Turkey today posted better than expected current account deficit after naming the deficit as the second most important economic challenge after inflation in its Medium Term Plan. According to the posted official figures the deficit in August was $2.77 billion which is well below the market consensus of $3.2 billion. The country’s deficit for the January-August period also dropped by $16.2 billion to $29.5 billion. Leading economists covering Turkey expect the total deficit to hit $45 billion at year-end that would be approximately %5.7 of country’s total GDP that means a significant drop in country’s deficit but is still above the targeted current account deficit.

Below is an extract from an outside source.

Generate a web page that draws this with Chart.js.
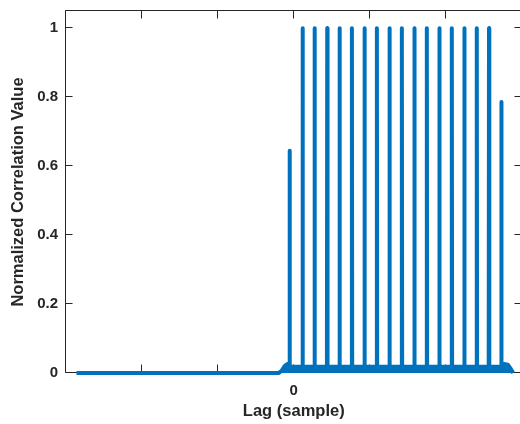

Lower than expected deficit is mainly due to sharp increase in services income that hit $6.4 billion in August. Turkey had averagely reported a services income of $5 billion in nine August months between 2005-13. This is suggesting that boosting tourism revenue helped the country to deal with its large deficit.
As discussed many times before the actual amount of the current account deficit is less important than the government’s means of funding it. Here, the Turkish government has been extremely lucky with the global liquidity situation. Unfortunately, Fed’s tightening its monetary policy will start a new turnaround whose balance sheet has been the best Turkish natural source so far. Still no weakness is observed in external funding as banks and companies in Turkey as they are reported collecting $5.1 billion from foreign lenders.
Given the components of income generated in country, it seems hard to narrow the deficit without undermining the fast growth in real consumption (see the chart below). At this stage declining oil prices would be supportive for the economy to grow at the desired pace with no obligation for soft-landing.